By and large, our measures paid off.

  • LCP improved from 3.5s → 1.27s, landing firmly in the “Good” performance range per Sentry’s Web Vitals guidelines.
  • The interface felt dramatically snappier.
  • Navigation between views became almost instantaneous, since most requests now resolved from cache or background data refreshes.

We didn’t just see this in the numbers. Within days of deployment, feedback started rolling in from users across the ecosystem—people noticed and appreciated how fast Freighter now felt.

What's Next

While it’s great to be in the green zone, there’s still work to do.

1. Moving to a Custom Data Source

Today, our backend queries Stellar’s Horizon API for ledger data. Soon, we’ll migrate to our own wallet backend, optimized specifically for wallets. By serving only the minimal data a wallet needs, our account balance API call should resolve even faster.

2. Sidepanel Mode for Persistent Access

We’re also building a sidepanel mode that lets users pin Freighter on the side of their browser. Because extensions automatically close every time you click away, this single feature has the potential to eliminate startup waits entirely for users who keep the panel open as they browse.

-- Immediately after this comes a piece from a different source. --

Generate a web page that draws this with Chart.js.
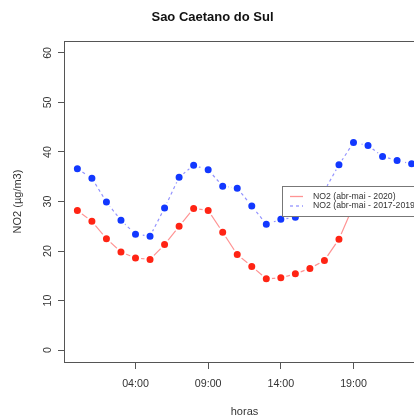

3. Improving Global Response Times

Breaking down Sentry data by geography revealed noticeable variances in LCP times across regions. With help from synthetic monitoring via New Relic, we identified higher network latency for our API endpoints from certain areas of the world. As a next step, we plan to deploy regional caching and servers to improve performance globally.

Wrapping Up

Optimizing Freighter wasn’t just about shaving milliseconds off load times—it was about making the app feel alive again. By rethinking our data flow, caching strategy, and API design, we turned an extension that felt sluggish into one that feels instant.

And we’re not stopping here. With a faster backend and sidepanel mode on the way, our next goal is even more ambitious: bringing Freighter’s load time under one second anywhere in the world.